Dans un article paru l’année dernière, le professeur Stephen Mosley, de l’Université de Leeds, a reproché aux tenants de l’histoire sociale de ne pas intégrer les recherches de leurs pairs œuvrant en histoire environnementale, particulièrement en ce qui a trait aux impacts de l’activité humaine sur l’environnement(6). Ce reproche s’applique en fait à tous les champs de la recherche historique, dont on s’efforce d’imperméabiliser les cloisons, alors qu’il faudrait les enfoncer. Nous avons voulu souligner ici la grande pertinence de deux approches historiques qui, lorsqu’elles fusionnent, procurent à l’observateur des outils indispensables à une compréhension plus profonde des réalités nées – et à naître – du réchauffement climatique. En définitive, elles permettent une sorte d’actualisation de l’histoire afin que cette dernière soit en mesure de fournir ne serait-ce qu’une partie de réponse aux défis à venir.

Notes

(1) Un coup d’œil à mes articles publiés dans ce journal suffira au lecteur pour se convaincre de la prégnance de l’approche nationale en histoire!
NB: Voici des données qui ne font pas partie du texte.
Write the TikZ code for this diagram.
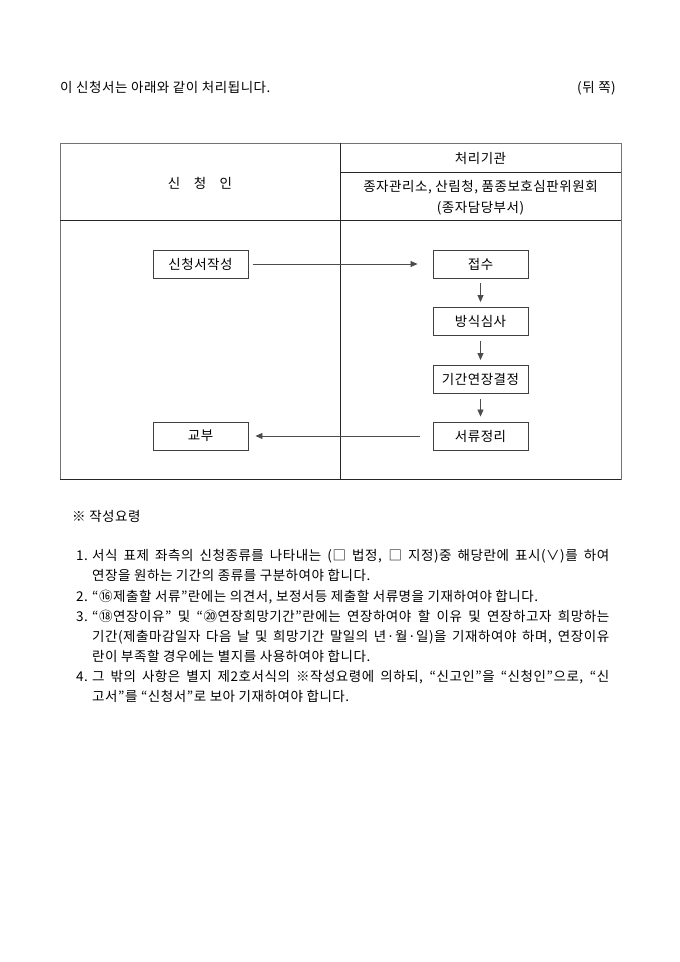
\documentclass[tikz,border=0pt]{standalone}
\usepackage{fontspec}
\setmainfont[LetterSpace=4]{Noto Sans CJK KR}
\usetikzlibrary{arrows.meta}
\begin{document}
\begin{tikzpicture}[x=1pt,y=-1pt,
  font=\fontsize{13.5}{16}\selectfont,
  box/.style={draw=black!75, line width=0.9pt, minimum width=95pt, minimum height=28pt, inner sep=0pt},
  flow/.style={draw=black!70, line width=0.8pt, -{Triangle[length=7pt,width=6pt]}},
  txt/.style={anchor=base west, inner sep=0pt},
  rtxt/.style={anchor=base east, inner sep=0pt},
  ctxt/.style={anchor=base, inner sep=0pt},
  frame/.style={draw=black!55, line width=1pt},
  rule/.style={draw=black!85, line width=1pt}]
\useasboundingbox[fill=white] (0,0) rectangle (680,962);

% heading
\node[txt] (intro) at (60,92) {이 신청서는 아래와 같이 처리됩니다.};
\node[rtxt] (side) at (616,92) {(뒤 쪽)};

% table
\draw[frame] (60,143) rectangle (621,479);
\draw[rule] (340,143) -- (340,479);
\draw[rule] (340,172) -- (621,172);
\draw[rule] (60,220) -- (621,220);
\draw[rule] (60,479) -- (621,479);

\node[ctxt] (org) at (480.5,163) {처리기관};
\node[ctxt] (orgs) at (480.5,191) {종자관리소, 산림청, 품종보호심판위원회};
\node[ctxt] (dept) at (480.5,212) {(종자담당부서)};
\node[ctxt] (appl) at (200,188) {신\hspace{1em}청\hspace{1em}인};

% flow
\node[box] (write) at (200.5,264) {신청서작성};
\node[box] (recv)  at (480.5,264) {접수};
\node[box] (check) at (480.5,321.5) {방식심사};
\node[box] (ext)   at (480.5,379.5) {기간연장결정};
\node[box] (sort)  at (480.5,436) {서류정리};
\node[box] (give)  at (200.5,436) {교부};

\draw[flow, shorten <=5pt, shorten >=15pt] (write) -- (recv);
\draw[flow, shorten <=5pt, shorten >=5pt] (recv) -- (check);
\draw[flow, shorten <=5pt, shorten >=5pt] (check) -- (ext);
\draw[flow, shorten <=5pt, shorten >=5pt] (ext) -- (sort);
\draw[flow, shorten <=13pt, shorten >=7pt] (sort) -- (give);

% notes
\node[txt] (nhead) at (72,521) {※ 작성요령};
\node[txt] (l1) at (76,560) {1.};
\node[txt] (n1a) at (92,560) {\makebox[517pt][s]{서식 표제 좌측의 신청종류를 나타내는 (□ 법정, □ 지정)중 해당란에 표시(∨)를 하여}};
\node[txt] (n1b) at (92,580) {연장을 원하는 기간의 종류를 구분하여야 합니다.};
\node[txt] (l2) at (76,601) {2.};
\node[txt] (n2)  at (92,601) {“⑯제출할 서류”란에는 의견서, 보정서등 제출할 서류명을 기재하여야 합니다.};
\node[txt] (l3) at (76,621) {3.};
\node[txt] (n3a) at (92,621) {\makebox[517pt][s]{“⑱연장이유” 및 “⑳연장희망기간”란에는 연장하여야 할 이유 및 연장하고자 희망하는}};
\node[txt] (n3b) at (92,641) {\makebox[517pt][s]{기간(제출마감일자 다음 날 및 희망기간 말일의 년·월·일)을 기재하여야 하며, 연장이유}};
\node[txt] (n3c) at (92,661) {란이 부족할 경우에는 별지를 사용하여야 합니다.};
\node[txt] (l4) at (76,681) {4.};
\node[txt] (n4a) at (92,681) {\makebox[517pt][s]{그 밖의 사항은 별지 제2호서식의 ※작성요령에 의하되, “신고인”을 “신청인”으로, “신}};
\node[txt] (n4b) at (92,701) {고서”를 “신청서”로 보아 기재하여야 합니다.};
\end{tikzpicture}
\end{document}
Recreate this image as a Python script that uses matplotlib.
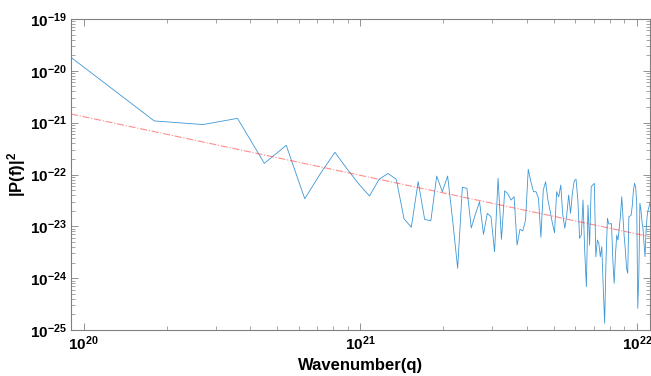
import matplotlib
matplotlib.use('Agg')
import matplotlib.pyplot as plt
import numpy as np
from matplotlib.ticker import LogLocator, FuncFormatter, NullFormatter

# wavenumber grid (FFT bins) and power spectrum
dq = 0.9e20
n_bins = 124
power = [
    1.82e-20, 1.08e-21, 9.2e-22, 1.21e-21, 1.64e-22, 3.66e-22, 3.41e-23, 1.07e-22,
    2.68e-22, 1.24e-22, 6.50e-23, 3.85e-23, 8.07e-23, 1.05e-22, 8.07e-23, 1.40e-23,
    9.6e-24, 7.26e-23, 1.36e-23, 1.28e-23, 9.35e-23, 4.66e-23, 9.35e-23, 1.26e-23,
    1.55e-24, 5.66e-23, 5.42e-23, 9.3e-24, 1.73e-23, 2.99e-23, 7.0e-24, 1.78e-23,
    1.53e-23, 3.24e-24, 8.44e-23, 5.6e-24, 4.86e-23, 4.2e-23, 3.22e-23, 3.73e-23,
    4.36e-24, 8.75e-24, 8.2e-24, 1.32e-23, 1.26e-22, 7.26e-23, 4.66e-23, 4.66e-23,
    3.48e-23, 6.14e-24, 5.02e-23, 7.26e-23, 3.22e-23, 1.98e-23, 1.16e-23, 7.53e-24,
    4.66e-23, 3.73e-23, 6.27e-23, 1.65e-23, 9.2e-24, 1.65e-23, 4.02e-23, 1.78e-23,
    4.46e-23, 7.59e-23, 8.07e-23, 3.22e-23, 5.87e-24, 6.8e-24, 3.22e-23, 3.36e-24,
    6.84e-25, 2.58e-23, 4.36e-24, 5.81e-23, 6.27e-23, 6.76e-23, 2.59e-24, 5.45e-24,
    4.7e-24, 2.59e-24, 4.05e-24, 6.78e-25, 1.35e-25, 2.34e-24, 1.43e-23, 1.11e-23,
    1.12e-23, 1.13e-23, 2.24e-24, 7.96e-25, 2.8e-24, 6.8e-24, 5.45e-24, 9.2e-24,
    1.65e-23, 3.73e-23, 1.53e-23, 6.5e-24, 3.49e-24, 1.55e-24, 1.24e-24, 1.53e-23,
    1.58e-23, 1.65e-23, 2.52e-23, 4.89e-23, 6.76e-23, 5.81e-23, 2.78e-23, 2.62e-25,
    1.15e-24, 2.78e-23, 2.07e-23, 1.23e-23, 8.87e-24, 4.6e-24, 2.59e-24, 8.0e-24,
    1.53e-23, 2.04e-23, 2.39e-23, 2.9e-23,
]
q = dq * np.arange(1, n_bins + 1)

# power-law fit line, end values
fit_p = [1.47e-21, 6.3e-24]

# decade ticks
x_ticks = [1e20, 1e21, 1e22]
y_ticks = [1e-25, 1e-24, 1e-23, 1e-22, 1e-21, 1e-20, 1e-19]

plt.rcParams['font.family'] = ['Liberation Sans', 'DejaVu Sans']
plt.rcParams['mathtext.fontset'] = 'custom'
plt.rcParams['mathtext.rm'] = 'Liberation Sans'
plt.rcParams['mathtext.bf'] = 'Liberation Sans:bold'

fig = plt.figure(figsize=(6.51, 3.76), dpi=100)
ax = fig.add_axes([71 / 651, 1 - 330 / 376, 579 / 651, 311 / 376])

ax.loglog(q, power, color='#3d97d6', lw=0.6)
ax.loglog([q[0], q[-1]], fit_p, color='#ff3030', lw=0.8, ls='-.', alpha=0.55)

ax.set_xlim(q[0], q[-1])
ax.set_ylim(1e-25, 1e-19)

ax.set_xticks(x_ticks)
ax.set_yticks(y_ticks)
ax.xaxis.set_minor_locator(LogLocator(base=10, subs=np.arange(2, 10), numticks=20))
ax.yaxis.set_minor_locator(LogLocator(base=10, subs=np.arange(2, 10), numticks=20))
fmt = FuncFormatter(lambda v, p: r'$\mathbf{10^{%d}}$' % round(np.log10(v)))
ax.xaxis.set_major_formatter(fmt)
ax.yaxis.set_major_formatter(fmt)
ax.xaxis.set_minor_formatter(NullFormatter())
ax.yaxis.set_minor_formatter(NullFormatter())

for s in ax.spines.values():
    s.set_color('0.5')
    s.set_linewidth(0.8)
ax.tick_params(which='both', direction='in', top=True, right=True, color='0.5',
               labelsize=11, pad=3)
ax.tick_params(which='major', length=5, width=0.6)
ax.tick_params(which='minor', length=3, width=0.5)

ax.set_xlabel('Wavenumber(q)', fontsize=12, fontweight='bold', labelpad=4)
ax.set_ylabel(r'$\mathbf{|P(f)|^2}$', fontsize=12)
ax.yaxis.set_label_coords(-0.075, 0.5)

plt.savefig('out.png', dpi=100)
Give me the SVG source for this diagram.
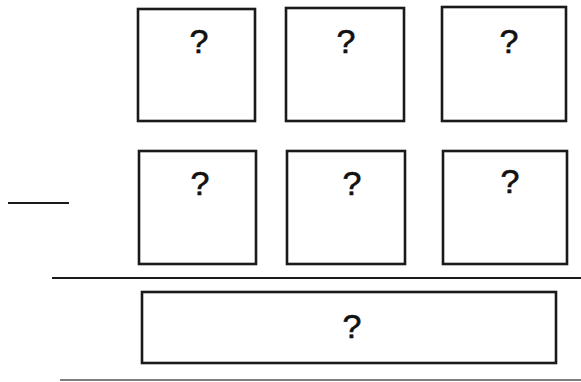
<svg xmlns="http://www.w3.org/2000/svg" width="581" height="382" viewBox="0 0 581 382">
<style>
.b{fill:#fff;stroke:#1a1a1a;stroke-width:2.6}
.t{font-family:"Liberation Sans",Arial,sans-serif;font-size:34px;fill:#111;stroke:#111;stroke-width:0.6;text-anchor:middle}
.l{stroke:#1a1a1a;stroke-width:2.2}
</style>
<rect width="581" height="382" fill="#fff"/>
<g id="minus"><line class="l" x1="8" y1="203" x2="69" y2="203"/></g>
<g id="box1"><rect class="b" x="138" y="9" width="117" height="112"/><text class="t" x="199" y="53">?</text></g>
<g id="box2"><rect class="b" x="286" y="8" width="118" height="113"/><text class="t" x="346" y="53">?</text></g>
<g id="box3"><rect class="b" x="442" y="7" width="124" height="114"/><text class="t" x="509" y="53">?</text></g>
<g id="box4"><rect class="b" x="139" y="151" width="117" height="113"/><text class="t" x="200" y="195">?</text></g>
<g id="box5"><rect class="b" x="287" y="151" width="118" height="113"/><text class="t" x="352" y="195">?</text></g>
<g id="box6"><rect class="b" x="443" y="151" width="124" height="113"/><text class="t" x="510" y="193">?</text></g>
<g id="lines">
<line class="l" x1="52" y1="278" x2="581" y2="278"/>
<line x1="60" y1="380" x2="581" y2="380" stroke="#555" stroke-width="1.5"/>
</g>
<g id="box7"><rect class="b" x="142" y="292" width="414" height="71"/><text class="t" x="352" y="338">?</text></g>
</svg>
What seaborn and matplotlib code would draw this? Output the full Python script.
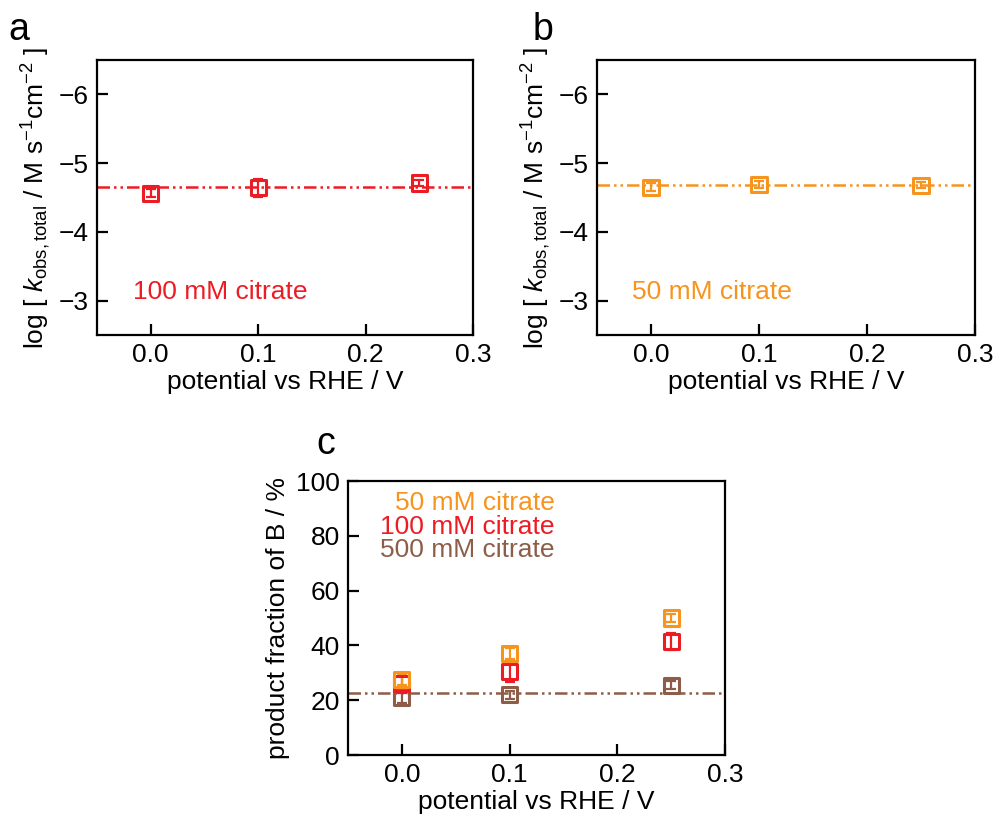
import numpy as np
import pandas as pd
import seaborn as sns
import matplotlib.pyplot as plt

# ---------- data ----------
potential = [0.0, 0.1, 0.25]

logk_100 = [-4.56, -4.64, -4.71]
logk_100_err = [0.06, 0.13, 0.05]
logk_100_fit = -4.65

logk_50 = [-4.65, -4.69, -4.68]
logk_50_err = [0.06, 0.05, 0.04]
logk_50_fit = -4.68

frac_50 = [27.5, 37.0, 50.0]
frac_50_err = [2.0, 2.0, 1.5]
frac_100 = [26.0, 30.5, 41.5]
frac_100_err = [3.5, 4.0, 3.0]
frac_500 = [21.0, 22.0, 25.5]
frac_500_err = [2.0, 1.5, 1.5]
frac_500_fit = 22.5

RED = "#ED1C24"
ORANGE = "#F7941D"
BROWN = "#8E5D48"

sns.set_theme(style="ticks")
plt.rcParams["font.family"] = ["Liberation Sans", "DejaVu Sans"]
plt.rcParams["mathtext.fontset"] = "custom"
plt.rcParams["mathtext.rm"] = "Liberation Sans"
plt.rcParams["mathtext.it"] = "Liberation Sans:italic"
plt.rcParams["axes.linewidth"] = 1.6
plt.rcParams["axes.edgecolor"] = "black"
plt.rcParams["text.color"] = "black"
plt.rcParams["axes.labelcolor"] = "black"

DASH = (5, 1.6, 1, 1.6, 1, 1.6)
FS = 19


def style_axes(ax):
    ax.tick_params(axis="both", direction="in", length=8, width=1.6,
                   labelsize=FS, colors="black", pad=6, top=False, right=False)
    ax.set_xlim(-0.05, 0.3)
    ax.set_xticks([0.0, 0.1, 0.2, 0.3])
    ax.set_xticklabels(["0.0", "0.1", "0.2", "0.3"])
    ax.set_xlabel("potential vs RHE / V", fontsize=FS, labelpad=2)


def draw_series(ax, y, yerr, color):
    df = pd.DataFrame({"potential": potential, "y": y})
    ax.errorbar(potential, y, yerr=yerr, fmt="none", ecolor=color,
                elinewidth=1.6, capsize=3.5, capthick=1.6, zorder=3)
    sns.scatterplot(data=df, x="potential", y="y", ax=ax, marker="s", s=120,
                    facecolor="none", edgecolor=color, linewidth=2.2, zorder=4,
                    legend=False)


fig = plt.figure(figsize=(9.96, 8.22), dpi=100)
ax_a = fig.add_axes([0.0974, 0.5925, 0.3775, 0.3345])
ax_b = fig.add_axes([0.5994, 0.5925, 0.3795, 0.3345])
ax_c = fig.add_axes([0.3494, 0.0815, 0.3785, 0.3333])

ylab_k = r"log [ $k_{\mathrm{obs,total}}$ / M s$^{-1}$cm$^{-2}$ ]"

# ---------- panel a ----------
ax_a.axhline(logk_100_fit, color=RED, lw=1.8, dashes=DASH, zorder=2)
draw_series(ax_a, logk_100, logk_100_err, RED)
style_axes(ax_a)
ax_a.set_ylim(-2.5, -6.5)
ax_a.set_yticks([-6, -5, -4, -3])
ax_a.set_yticklabels(["\u22126", "\u22125", "\u22124", "\u22123"])
ax_a.set_ylabel(ylab_k, fontsize=FS, labelpad=4)
ax_a.text(-0.0165, -3.12, "100 mM citrate", color=RED, fontsize=FS, va="center")

# ---------- panel b ----------
ax_b.axhline(logk_50_fit, color=ORANGE, lw=1.8, dashes=DASH, zorder=2)
draw_series(ax_b, logk_50, logk_50_err, ORANGE)
style_axes(ax_b)
ax_b.set_ylim(-2.5, -6.5)
ax_b.set_yticks([-6, -5, -4, -3])
ax_b.set_yticklabels(["\u22126", "\u22125", "\u22124", "\u22123"])
ax_b.set_ylabel(ylab_k, fontsize=FS, labelpad=4)
ax_b.text(-0.0175, -3.12, "50 mM citrate", color=ORANGE, fontsize=FS, va="center")

# ---------- panel c ----------
ax_c.axhline(frac_500_fit, color=BROWN, lw=1.8, dashes=DASH, zorder=2)
draw_series(ax_c, frac_500, frac_500_err, BROWN)
draw_series(ax_c, frac_100, frac_100_err, RED)
draw_series(ax_c, frac_50, frac_50_err, ORANGE)
style_axes(ax_c)
ax_c.set_ylim(0, 100)
ax_c.set_yticks([0, 20, 40, 60, 80, 100])
ax_c.set_ylabel("product fraction of B / %", fontsize=FS, labelpad=4)
ax_c.text(0.142, 92, "50 mM citrate", color=ORANGE, fontsize=FS, ha="right", va="center")
ax_c.text(0.142, 83.2, "100 mM citrate", color=RED, fontsize=FS, ha="right", va="center")
ax_c.text(0.142, 74.8, "500 mM citrate", color=BROWN, fontsize=FS, ha="right", va="center")

# ---------- panel letters ----------
fig.text(0.008, 0.986, "a", fontsize=27, va="top")
fig.text(0.535, 0.986, "b", fontsize=27, va="top")
fig.text(0.318, 0.482, "c", fontsize=27, va="top")

fig.savefig("out.png", dpi=100)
(2) Dans le monde anglo-saxon, on parle de World history et de Global history , chacune possédant sa propre revue scientifique. Si certains chercheurs insistent pour différencier les deux approches, nous nous abstiendrons d’en faire de même, car cela ne ferait qu’ajouter à la confusion.
(3) «Historical scholarship inevitably reflects some set of political and ideological influences». BENTLEY, Jerry H., «Myths, Wagers and Some Moral Implications of World History», Journal of World History , n o 1 (vol. 16, 2005), p. 53.
(4) «environmental change created by human endeavour and new technology.» SCHWARTZ, Robert M., «Teaching Environmental History: Environmental Thinking and Practice in Europe , 1500 to Present», The History Teacher , n o 3 (vol. 39, mai 2006), p. 325. On soulignera au passage la continentalité de l’approche de l’auteur.
(5) Idem .
(6) MOSLEY, Stephen, «Common Ground: Integrating Social and Environmental History», Journal of Social History , n o 3 (vol. 39, printemps 2006), p. 915-933.